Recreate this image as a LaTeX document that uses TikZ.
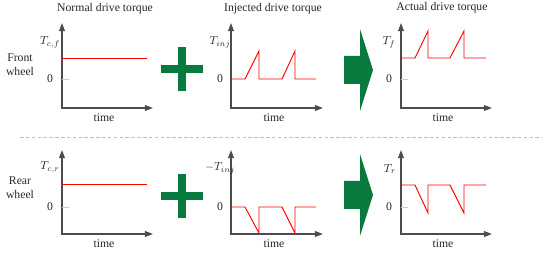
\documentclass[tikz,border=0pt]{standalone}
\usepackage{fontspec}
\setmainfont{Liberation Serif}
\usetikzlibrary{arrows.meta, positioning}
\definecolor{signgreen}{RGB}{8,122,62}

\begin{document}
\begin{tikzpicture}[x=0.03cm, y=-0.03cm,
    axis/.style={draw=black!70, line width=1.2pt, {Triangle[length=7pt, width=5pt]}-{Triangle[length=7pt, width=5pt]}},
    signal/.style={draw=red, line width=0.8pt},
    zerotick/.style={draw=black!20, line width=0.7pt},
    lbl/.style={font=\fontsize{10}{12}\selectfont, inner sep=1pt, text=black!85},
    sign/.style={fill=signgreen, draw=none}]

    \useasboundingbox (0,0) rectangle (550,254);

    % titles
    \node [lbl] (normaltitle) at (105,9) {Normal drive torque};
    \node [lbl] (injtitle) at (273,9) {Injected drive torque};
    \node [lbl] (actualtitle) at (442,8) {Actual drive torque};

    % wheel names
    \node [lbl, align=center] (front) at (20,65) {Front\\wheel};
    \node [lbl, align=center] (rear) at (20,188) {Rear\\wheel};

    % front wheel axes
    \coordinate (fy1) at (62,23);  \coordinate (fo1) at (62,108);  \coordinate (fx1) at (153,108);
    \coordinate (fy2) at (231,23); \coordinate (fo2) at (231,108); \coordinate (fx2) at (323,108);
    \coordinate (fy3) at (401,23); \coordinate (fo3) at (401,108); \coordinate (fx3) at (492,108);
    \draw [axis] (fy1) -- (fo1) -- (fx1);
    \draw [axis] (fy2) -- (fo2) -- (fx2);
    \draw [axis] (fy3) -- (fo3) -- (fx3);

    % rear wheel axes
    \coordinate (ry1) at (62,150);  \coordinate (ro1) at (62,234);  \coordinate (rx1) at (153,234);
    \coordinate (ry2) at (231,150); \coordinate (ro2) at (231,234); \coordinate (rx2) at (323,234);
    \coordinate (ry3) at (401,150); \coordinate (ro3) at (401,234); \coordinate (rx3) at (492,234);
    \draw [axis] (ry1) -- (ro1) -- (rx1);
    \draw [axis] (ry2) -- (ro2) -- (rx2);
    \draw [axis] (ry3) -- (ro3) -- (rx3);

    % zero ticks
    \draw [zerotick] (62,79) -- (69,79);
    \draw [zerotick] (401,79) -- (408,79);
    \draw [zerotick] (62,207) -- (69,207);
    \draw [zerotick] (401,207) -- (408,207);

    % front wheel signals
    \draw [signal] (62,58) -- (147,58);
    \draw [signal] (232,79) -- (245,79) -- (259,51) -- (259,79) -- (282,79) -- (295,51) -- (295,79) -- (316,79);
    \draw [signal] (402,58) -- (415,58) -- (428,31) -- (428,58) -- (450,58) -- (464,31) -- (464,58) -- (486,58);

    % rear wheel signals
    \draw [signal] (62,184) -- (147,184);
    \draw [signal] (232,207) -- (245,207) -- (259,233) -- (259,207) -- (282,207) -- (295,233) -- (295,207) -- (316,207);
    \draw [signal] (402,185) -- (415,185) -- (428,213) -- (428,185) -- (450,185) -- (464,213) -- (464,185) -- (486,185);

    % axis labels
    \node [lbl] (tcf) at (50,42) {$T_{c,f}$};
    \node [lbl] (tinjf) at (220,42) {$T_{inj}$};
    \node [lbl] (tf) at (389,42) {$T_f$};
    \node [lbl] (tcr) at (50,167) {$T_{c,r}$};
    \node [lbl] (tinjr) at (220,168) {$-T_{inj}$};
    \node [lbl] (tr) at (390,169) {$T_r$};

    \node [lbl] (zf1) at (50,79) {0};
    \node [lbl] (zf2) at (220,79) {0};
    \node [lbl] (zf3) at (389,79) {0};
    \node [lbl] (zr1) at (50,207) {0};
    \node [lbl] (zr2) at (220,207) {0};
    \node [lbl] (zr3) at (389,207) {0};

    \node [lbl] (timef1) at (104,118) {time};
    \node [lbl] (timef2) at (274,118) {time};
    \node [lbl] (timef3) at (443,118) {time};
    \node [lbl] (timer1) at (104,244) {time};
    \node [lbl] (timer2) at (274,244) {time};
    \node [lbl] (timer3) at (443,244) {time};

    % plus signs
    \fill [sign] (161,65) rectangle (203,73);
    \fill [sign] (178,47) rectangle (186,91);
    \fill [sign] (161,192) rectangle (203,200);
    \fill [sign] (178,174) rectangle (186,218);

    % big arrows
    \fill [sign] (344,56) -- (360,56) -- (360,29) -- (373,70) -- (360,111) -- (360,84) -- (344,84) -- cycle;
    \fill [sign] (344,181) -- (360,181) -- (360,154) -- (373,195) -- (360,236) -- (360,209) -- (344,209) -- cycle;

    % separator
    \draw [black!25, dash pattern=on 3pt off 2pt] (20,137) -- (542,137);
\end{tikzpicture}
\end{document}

*EXERCISE DIRECTIONS*:
Pictures are excluded; extract exactly the lines from the start of the data through the line that holds "(fo3) -- (fx3);", both ends included.

*RIGHT ANSWER*:
Recreate this image as a LaTeX document that uses TikZ.
\documentclass[tikz,border=0pt]{standalone}
\usepackage{fontspec}
\setmainfont{Liberation Serif}
\usetikzlibrary{arrows.meta, positioning}
\definecolor{signgreen}{RGB}{8,122,62}

\begin{document}
\begin{tikzpicture}[x=0.03cm, y=-0.03cm,
    axis/.style={draw=black!70, line width=1.2pt, {Triangle[length=7pt, width=5pt]}-{Triangle[length=7pt, width=5pt]}},
    signal/.style={draw=red, line width=0.8pt},
    zerotick/.style={draw=black!20, line width=0.7pt},
    lbl/.style={font=\fontsize{10}{12}\selectfont, inner sep=1pt, text=black!85},
    sign/.style={fill=signgreen, draw=none}]

    \useasboundingbox (0,0) rectangle (550,254);

    % titles
    \node [lbl] (normaltitle) at (105,9) {Normal drive torque};
    \node [lbl] (injtitle) at (273,9) {Injected drive torque};
    \node [lbl] (actualtitle) at (442,8) {Actual drive torque};

    % wheel names
    \node [lbl, align=center] (front) at (20,65) {Front\\wheel};
    \node [lbl, align=center] (rear) at (20,188) {Rear\\wheel};

    % front wheel axes
    \coordinate (fy1) at (62,23);  \coordinate (fo1) at (62,108);  \coordinate (fx1) at (153,108);
    \coordinate (fy2) at (231,23); \coordinate (fo2) at (231,108); \coordinate (fx2) at (323,108);
    \coordinate (fy3) at (401,23); \coordinate (fo3) at (401,108); \coordinate (fx3) at (492,108);
    \draw [axis] (fy1) -- (fo1) -- (fx1);
    \draw [axis] (fy2) -- (fo2) -- (fx2);
    \draw [axis] (fy3) -- (fo3) -- (fx3);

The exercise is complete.